Their good defensive record is something of a mystery, however, given that they’ve made the lowest number of tackles in the Premier League this season (15.3 per game) as well as recording average to poor interceptions, fouls and offsides figures. As a team that seems to record no defensive actions and still prevent their opponents hitting the target, they’re clearly doing something that doesn’t show up in the stats to put their opponents off. It may well be voodoo.
As well as highlighting individual strengths in attack, it’s definitely worth remembering that the guys at the other end are more than prone to inadvertently giving their opponents a helping hand. Lukasz Fabianski is mockingly known as ‘Flappy-hands-ki’ for a reason, while Ángel Rángel and Neil Taylor have deteriorated markedly in the last couple of years, and Federico Fernández is basically the village idiot.

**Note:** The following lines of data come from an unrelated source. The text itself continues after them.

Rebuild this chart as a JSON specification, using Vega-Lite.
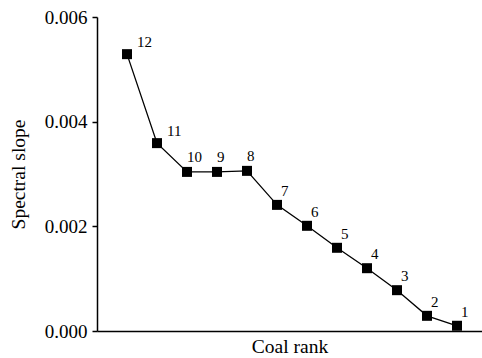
{
  "$schema": "https://vega.github.io/schema/vega-lite/v6.json",
  "width": 385,
  "height": 314,
  "autosize": "none",
  "padding": {"left": 97, "top": 17, "right": 0, "bottom": 27},
  "background": "white",
  "config": {
    "view": {"stroke": null},
    "font": "Liberation Serif"
  },
  "data": {
    "values": [
      {"rank": 12, "slope": 0.00529},
      {"rank": 11, "slope": 0.00359},
      {"rank": 10, "slope": 0.00304},
      {"rank": 9, "slope": 0.00304},
      {"rank": 8, "slope": 0.00306},
      {"rank": 7, "slope": 0.00241},
      {"rank": 6, "slope": 0.00201},
      {"rank": 5, "slope": 0.00159},
      {"rank": 4, "slope": 0.00120},
      {"rank": 3, "slope": 0.00078},
      {"rank": 2, "slope": 0.00029},
      {"rank": 1, "slope": 0.00010}
    ]
  },
  "encoding": {
    "x": {
      "field": "rank",
      "type": "quantitative",
      "scale": {"domain": [0.1667, 13], "reverse": true, "nice": false, "zero": false},
      "axis": {
        "title": "Coal rank",
        "titleFont": "Liberation Serif",
        "titleFontSize": 19.5,
        "titleFontWeight": "normal",
        "titleColor": "black",
        "titlePadding": 6,
        "labels": false,
        "ticks": false,
        "grid": false,
        "domainColor": "black",
        "domainWidth": 1.5
      }
    },
    "y": {
      "field": "slope",
      "type": "quantitative",
      "scale": {"domain": [0, 0.006], "nice": false},
      "axis": {
        "title": "Spectral slope",
        "titleFont": "Liberation Serif",
        "titleFontSize": 19.5,
        "titleFontWeight": "normal",
        "titleColor": "black",
        "titlePadding": 16,
        "values": [0, 0.002, 0.004, 0.006],
        "format": ".3f",
        "labelFont": "Liberation Serif",
        "labelFontSize": 19,
        "labelColor": "black",
        "labelPadding": 5,
        "tickSize": 5,
        "tickColor": "black",
        "tickWidth": 1.5,
        "grid": false,
        "domainColor": "black",
        "domainWidth": 1.5
      }
    }
  },
  "layer": [
    {"mark": {"type": "line", "color": "black", "strokeWidth": 1.3}},
    {"mark": {"type": "square", "color": "black", "opacity": 1, "filled": true, "size": 100}},
    {
      "transform": [{"filter": "datum.rank >= 11"}],
      "mark": {"type": "text", "align": "left", "baseline": "alphabetic", "dx": 10, "dy": -7, "fontSize": 15, "font": "Liberation Serif", "fill": "black"},
      "encoding": {"text": {"field": "rank", "type": "nominal"}}
    },
    {
      "transform": [{"filter": "datum.rank <= 10 && datum.rank >= 8"}],
      "mark": {"type": "text", "align": "left", "baseline": "alphabetic", "dx": 0, "dy": -10, "fontSize": 15, "font": "Liberation Serif", "fill": "black"},
      "encoding": {"text": {"field": "rank", "type": "nominal"}}
    },
    {
      "transform": [{"filter": "datum.rank <= 7"}],
      "mark": {"type": "text", "align": "left", "baseline": "alphabetic", "dx": 4, "dy": -9, "fontSize": 15, "font": "Liberation Serif", "fill": "black"},
      "encoding": {"text": {"field": "rank", "type": "nominal"}}
    }
  ]
}
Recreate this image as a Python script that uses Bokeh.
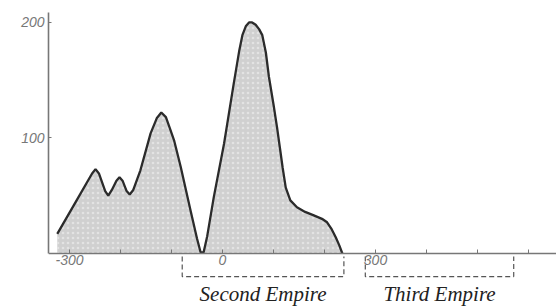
from bokeh.plotting import figure
from bokeh.models import Range1d, FixedTicker, ColumnDataSource
from bokeh.core.properties import value
from bokeh.embed import file_html
from bokeh.resources import INLINE

# ---- data ----
years = [-324, -290, -256, -249, -242, -230, -224, -217, -208, -202, -196,
         -188, -182, -175, -161, -141, -129, -120, -111, -103, -95, -82,
         -62, -50, -43, -37, -30, -17, 3, 22, 33, 39, 46, 52, 58, 65, 72,
         78, 85, 91, 100, 107, 113, 118, 124, 133, 146, 162, 179, 195,
         205, 214, 222, 229, 235]
values = [17, 43, 69, 73, 69, 54, 50, 55, 63, 66, 63,
          54, 51, 55, 72, 104, 117, 122, 118, 108, 98, 75,
          36, 13, 1, 1, 15, 49, 95, 147, 176, 189, 197, 200, 200, 198, 194,
          189, 174, 153, 129, 109, 90, 74, 57, 46, 40, 36, 33, 30,
          27, 21, 14, 7, 0]

empires = ["Second Empire", "Third Empire"]
empire_start = [-79, 280]
empire_end = [238, 571]

x_ticks = [-300, -200, -100, 0, 100, 200, 300, 400, 500, 600]
x_tick_labels = {-300: "-300", 0: "0", 300: "300"}
y_ticks = [100, 200]
y_tick_labels = {100: "100", 200: "200"}

# ---- figure ----
p = figure(frame_width=508, frame_height=306,
           x_range=Range1d(-341.2, 654.9), y_range=Range1d(-45.9, 219.0),
           output_backend="svg", toolbar_location=None,
           min_border_left=48, min_border_right=0,
           min_border_top=0, min_border_bottom=0)
p.outline_line_color = None
p.grid.visible = False
p.background_fill_color = "white"
p.border_fill_color = "white"

src = ColumnDataSource(dict(x=years, y=values, base=[0] * len(years)))
p.varea(x="x", y1="base", y2="y", source=src, fill_color="#d0d0d0",
        hatch_pattern="dot", hatch_color="#e8e8e8", hatch_scale=5,
        hatch_alpha=0.8)
p.line(x="x", y="y", source=src, line_color="#2b2b2b", line_width=2.3)

# empire brackets
top, bottom = -2.6, -20
xs = [[s, s, e, e] for s, e in zip(empire_start, empire_end)]
ys = [[top, bottom, bottom, top] for _ in empires]
p.multi_line(xs=xs, ys=ys, line_color="#555555", line_width=1.2,
             line_dash="5 3")
mids = [(s + e) / 2 for s, e in zip(empire_start, empire_end)]
p.text(x=mids, y=[-35] * len(empires), text=empires,
       text_font=value("Liberation Serif"), text_font_style="italic",
       text_font_size="21px", text_color="#222222",
       text_align="center", text_baseline="alphabetic")

# axes
xa = p.xaxis[0]
xa.fixed_location = 0
xa.ticker = FixedTicker(ticks=x_ticks)
xa.major_label_overrides = {t: x_tick_labels.get(t, "") for t in x_ticks}
xa.minor_tick_line_color = None
xa.major_tick_in = 4
xa.major_tick_out = 0
xa.axis_line_color = "#777777"
xa.axis_line_width = 1.6
xa.major_tick_line_color = "#777777"
xa.major_label_standoff = 2
xa.major_label_text_font = "Liberation Sans"
xa.major_label_text_font_style = "italic"
xa.major_label_text_font_size = "14px"
xa.major_label_text_color = "#777777"

ya = p.yaxis[0]
ya.bounds = (0, 209)
ya.ticker = FixedTicker(ticks=y_ticks)
ya.major_label_overrides = y_tick_labels
ya.minor_tick_line_color = None
ya.major_tick_in = 3
ya.major_tick_out = 0
ya.axis_line_color = "#777777"
ya.axis_line_width = 1.6
ya.major_tick_line_color = "#777777"
ya.major_label_standoff = 4
ya.major_label_text_font = "Liberation Sans"
ya.major_label_text_font_style = "italic"
ya.major_label_text_font_size = "14px"
ya.major_label_text_color = "#777777"
ya.major_label_orientation = "horizontal"

open("out.html", "w").write(file_html(p, INLINE))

Hard to predict. Guidolin has just had his first long spell working with the team with no game coming up, and could well have used that time to prepare a surprise, a new system that will suit his players better and secure their Premier League status for another year, or to have turned Paloschi into a genuinely competent finisher who understands his teammates movements and doesn’t kill his teams attacks every time he touches the ball. Or he could just go with his usual team.
In previous years this would have been one of those awful and inexplicable 1-0 home defeats for Spurs, where they do everything right but miss all their chances and concede a 30 yard rocket in the last minute. These are different times, though, and now the result isn’t really in doubt. The only thing in question is Spurs’ winning margin.